HBO and filmmaker Susan Lacy dive into the man, the movies, and the phenomenon of Steven Spielberg in Spielberg, premiering Saturday night.
Is it possible that Steven Spielberg, one of the most successful filmmakers in cinema history, is underrated? That’s not the question at the center of Susan Lacy’s HBO doc Spielberg, which premieres Saturday night on HBO. Still, the question plagued me throughout the doc’s intensive and expert dissection of many of his films and of his personal life.
Jaws. Close Encounters of the Third Kind. AI: Artificial Intelligence. Lincoln.
These are all films I personally love for various reasons. Yet, Steven Spielberg never floats to the top of my list of two or three favorite directors. Is this a personal affliction? Likely so. Most everyone seems to have a personal favorite film, much as you would a personal favorite Monet or Renoir.
Yet, being a child of the 1970s, Spielberg’s films have always been there in my burgeoning cinematic life. I remember shopping with my mother at Nichols’ Department Store clutching a Close Encounters coloring book. My great aunt Florence (yes, I had an Aunt Florence) took a cousin to Raiders of the Lost Ark but left me at home. I was pissed. I was also pissed when I failed to win a stuffed E.T. doll at a school fall festival. The winning kid casually tossed the little plush toy to other friends like a football. I told my mother he didn’t deserve to win it through a veil of childish tears. Tears similar to those that fell like rain onto my dad’s lap when he first took me to see the film. Well, tears and maniacal screams, greatly embarrassing him naturally.

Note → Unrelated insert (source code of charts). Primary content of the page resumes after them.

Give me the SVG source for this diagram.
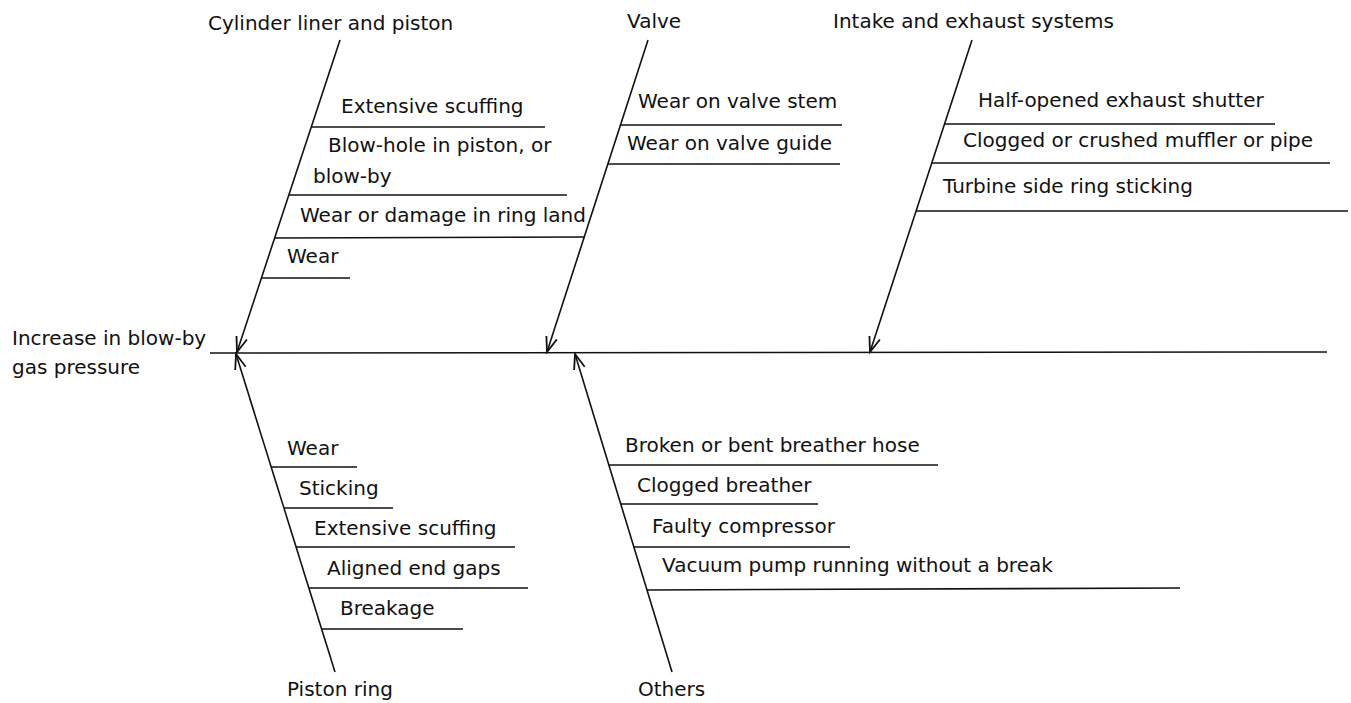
<svg xmlns="http://www.w3.org/2000/svg" width="1351" height="703" viewBox="0 0 1351 703">
<style>
text{font-family:"DejaVu Sans",sans-serif;font-size:20px;fill:#111}
.l{stroke:#111;stroke-width:1.6;fill:none}
</style>
<defs>
<marker id="ah" markerUnits="userSpaceOnUse" markerWidth="20" markerHeight="14" viewBox="-16 -7 18 14" refX="0" refY="0" orient="auto">
<path d="M-15,-5.5 L0,0 L-15,5.5" stroke="#111" stroke-width="1.8" fill="none"/>
</marker>
</defs>
<rect width="1351" height="703" fill="#fff"/>
<g id="effect">
<text x="12" y="345">Increase in blow-by</text>
<text x="12" y="374">gas pressure</text>
</g>
<g id="connectors">
<line class="l" x1="210" y1="353" x2="1327" y2="352"/>
<line class="l" x1="340" y1="40" x2="237" y2="352" marker-end="url(#ah)"/>
<line class="l" x1="648" y1="40" x2="547" y2="352" marker-end="url(#ah)"/>
<line class="l" x1="972" y1="40" x2="870" y2="352" marker-end="url(#ah)"/>
<line class="l" x1="335" y1="672" x2="236" y2="354" marker-end="url(#ah)"/>
<line class="l" x1="672" y1="672" x2="575" y2="354" marker-end="url(#ah)"/>
</g>
<g id="cylinder">
<text x="208" y="30">Cylinder liner and piston</text>
<text x="341" y="113">Extensive scuffing</text>
<line class="l" x1="311" y1="127" x2="545" y2="127"/>
<text x="328" y="152">Blow-hole in piston, or</text>
<text x="313" y="183">blow-by</text>
<line class="l" x1="289" y1="195" x2="567" y2="195"/>
<text x="300" y="222">Wear or damage in ring land</text>
<line class="l" x1="275" y1="238" x2="585" y2="237"/>
<text x="287" y="263">Wear</text>
<line class="l" x1="262" y1="278" x2="350" y2="278"/>
</g>
<g id="valve">
<text x="627" y="28">Valve</text>
<text x="638" y="108">Wear on valve stem</text>
<line class="l" x1="621" y1="125" x2="842" y2="125"/>
<text x="627" y="150">Wear on valve guide</text>
<line class="l" x1="608" y1="164" x2="840" y2="164"/>
</g>
<g id="intake">
<text x="833" y="28">Intake and exhaust systems</text>
<text x="978" y="107">Half-opened exhaust shutter</text>
<line class="l" x1="945" y1="124" x2="1275" y2="124"/>
<text x="963" y="147">Clogged or crushed muffler or pipe</text>
<line class="l" x1="932" y1="163" x2="1330" y2="163"/>
<text x="943" y="193">Turbine side ring sticking</text>
<line class="l" x1="916" y1="211" x2="1348" y2="211"/>
</g>
<g id="pistonring">
<text x="287" y="455">Wear</text>
<line class="l" x1="271" y1="467" x2="357" y2="467"/>
<text x="299" y="495">Sticking</text>
<line class="l" x1="284" y1="508" x2="393" y2="508"/>
<text x="314" y="535">Extensive scuffing</text>
<line class="l" x1="296" y1="547" x2="515" y2="547"/>
<text x="327" y="575">Aligned end gaps</text>
<line class="l" x1="309" y1="588" x2="528" y2="588"/>
<text x="340" y="615">Breakage</text>
<line class="l" x1="322" y1="629" x2="463" y2="629"/>
<text x="287" y="696">Piston ring</text>
</g>
<g id="others">
<text x="625" y="452">Broken or bent breather hose</text>
<line class="l" x1="609" y1="465" x2="938" y2="465"/>
<text x="637" y="492">Clogged breather</text>
<line class="l" x1="621" y1="504" x2="818" y2="504"/>
<text x="652" y="533">Faulty compressor</text>
<line class="l" x1="634" y1="547" x2="850" y2="547"/>
<text x="662" y="572">Vacuum pump running without a break</text>
<line class="l" x1="647" y1="590" x2="1180" y2="588"/>
<text x="638" y="696">Others</text>
</g>
</svg>
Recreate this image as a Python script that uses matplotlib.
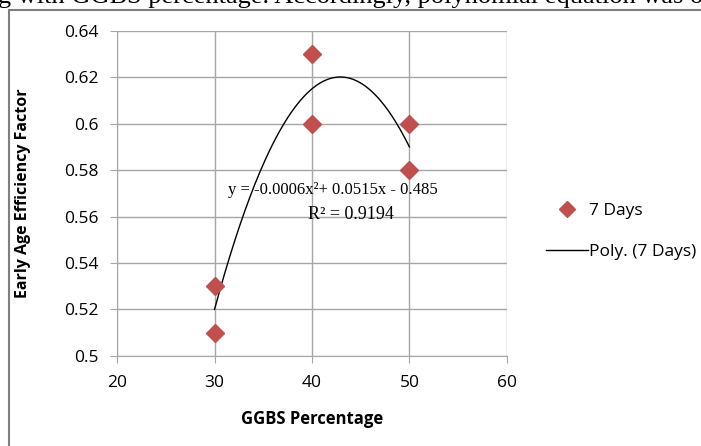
import numpy as np
import matplotlib.pyplot as plt
from matplotlib.patches import Rectangle
from matplotlib.lines import Line2D

# ---- Data ----
ggbs = [30, 30, 40, 40, 50, 50]
eff_7days = [0.53, 0.51, 0.63, 0.60, 0.60, 0.58]
x_ticks = [20, 30, 40, 50, 60]
y_ticks = [0.5, 0.52, 0.54, 0.56, 0.58, 0.6, 0.62, 0.64]
y_tick_labels = ["0.5", "0.52", "0.54", "0.56", "0.58", "0.6", "0.62", "0.64"]
equation = "y = -0.0006x²+ 0.0515x - 0.485"
r2_text = "R² = 0.9194"

red = "#C0504D"
grid_col = "#A6A6A6"
sans = ["Open Sans", "DejaVu Sans"]
serif = ["Liberation Serif", "DejaVu Serif"]

fig = plt.figure(figsize=(7.01, 4.46), dpi=100)
ax = fig.add_axes([0.167, 0.202, 0.556, 0.729])

# ---- Scatter + poly trendline ----
ax.plot(ggbs, eff_7days, linestyle="none", marker="D", markersize=9.5,
        color=red, zorder=3)
coef = np.polyfit(ggbs, eff_7days, 2)
xs = np.linspace(min(ggbs), max(ggbs), 200)
ax.plot(xs, np.polyval(coef, xs), color="black", linewidth=1.0, zorder=2)

ax.set_xlim(20, 60)
ax.set_ylim(0.5, 0.64)
ax.set_xticks(x_ticks)
ax.set_yticks(y_ticks)
ax.set_yticklabels(y_tick_labels)
ax.grid(True, color=grid_col, linewidth=1.0)
ax.set_axisbelow(True)
for s in ["top", "right"]:
    ax.spines[s].set_visible(False)
for s in ["left", "bottom"]:
    ax.spines[s].set_color(grid_col)
ax.tick_params(colors=grid_col, length=5, labelcolor="#000000", labelsize=12.5)
ax.tick_params(axis="x", pad=9)
ax.tick_params(axis="y", pad=8)
for lbl in ax.get_xticklabels() + ax.get_yticklabels():
    lbl.set_family(sans)

ax.set_xlabel("GGBS Percentage", fontsize=12, fontweight="bold", family=sans)
ax.set_ylabel("Early Age Efficiency Factor", fontsize=11.5, fontweight="bold",
              family=sans)
ax.xaxis.set_label_coords(0.5, -0.165)
ax.yaxis.set_label_coords(-0.222, 0.5)

# equation label
ax.text(0.285, 0.51, equation, transform=ax.transAxes, fontsize=12,
        family=serif, ha="left", va="center")
ax.text(0.49, 0.434, r2_text, transform=ax.transAxes, fontsize=13,
        family=serif, ha="left", va="center")

# ---- Legend ----
handles = [Line2D([], [], linestyle="none", marker="D", markersize=8, color=red),
           Line2D([], [], color="black", linewidth=1.0)]
fig.legend(handles, ["7 Days", "Poly. (7 Days)"], loc="center left",
           bbox_to_anchor=(0.779, 0.481), frameon=False,
           prop={"family": sans, "size": 12.5}, handlelength=2.4,
           labelspacing=1.45, handletextpad=0.1, borderpad=0, borderaxespad=0)

# ---- chart frame and surrounding document text ----
fig.patches.append(Rectangle((9 / 701, -0.05), 1.1, 1 - 10 / 446 + 0.05,
                             transform=fig.transFigure, fill=False,
                             edgecolor="#7F7F7F", linewidth=1.5))
fig.text(-0.003, 1 - 3 / 446, "g with GGBS percentage. Accordingly, polynomial equation was o",
         family=serif, fontsize=19, ha="left", va="baseline")

fig.savefig("out.png", dpi=100)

I remember seeing Jurassic Park for the first time just after graduating high school. I’d never seen anything like it before. That first shot of the brontosaurus lifting up to grab a leaf from a nearby tree took my breath away. Twenty years later, I took my son to see it at our local IMAX. He loved it, but the reaction wasn’t the same. He’d been raised on a steady diet of brilliant Pixar animation. Of course dinosaurs could be real. I, on the other hand, sobbed when I saw that first brontosaurus again at the age of 37. The passage of time – twenty years gone like that – felt like a rock in my gut. And yet, here I was sharing the moment with my son. Through a veil of childish tears.
Lacy’s Spielberg serves up the sentiment and near-haigiographic appreciation of the great director. If you’re not at least in appreciation of the man, then you won’t like the documentary. It sings his praises loudly to the cheap seats in the back. It soars through the greats like Jaws, Sugarland Express, Close Encounters, Schindler’s List, and many more. Perhaps to its fault, it only explores one of his accepted failures, 1941. But Martin Scorsese, David Edelstein, Liam Neeson among many others come to praise Steven Spielberg, not to bury him.
The doc explores his childhood, and most importantly, the divorce that crushed him emotionally. He wrestled with that for decades through his films. He also wrestled with his Jewish heritage, a struggle that second wife Kate Capshaw and Oscar-winning film Schindler’s List helped to resolve. No matter your opinion of the man’s films, and nearly everyone has one, you do leave the documentary with an astoundingly broad view of his lifetime contributions to cinema.
Ultimately, the documentary seems to ask the question “Is it better to entertain with great cinema or to elevate with great cinema?” The film sets up his early work as great entertainments that perhaps, to some, lack in substance. Spielberg himself considers his later work – Lincoln, Munich, Bridge of Spies, Saving Private Ryan – more mature films. This conversation is really the only portion of the overall very fascinating documentary at which I somewhat bristled. Heavy subjects, in my opinion, don’t necessary make more mature films.
To me, Spielberg’s earlier Close Encounters and E.T. in their own way deal with as heavy subject matter than anything he’s directed over the last five years. They’re just draped in a childlike wonder that accompanies the more serious subjects. Sure, Richard Dreyfus steps onto the UFO at the end of Close Encounters, but he did that after completely abandoning his own family. And the goodbye sequence in E.T. is as emotionally harrowing as anything you’ll see in Saving Private Ryan. I’m not saying one set of films is better than the other. I’m just saying the film and Spielberg himself should not downplay the intelligent and seriousness of his early work simply because they deal with fantastic subjects.
Spielberg, clocking in at 2.5 hours, flies through his oeuvre and, as I’ve mention, hits the major milestone films. I’d love to explore his failures with the same awe as we dig into Schindler’s List. Still, the film manages to solidify the case that, in my mind, I’ve underrated Steven Spielberg as an important and great director. I suspect fellow Scorcese or Hitchcock devotees have done the same. And that’s to own our massive discredit.
Spielberg goes a long way toward underscoring his unequivocal greatness.
Spielberg airs Saturday night on HBO at 8pm ET.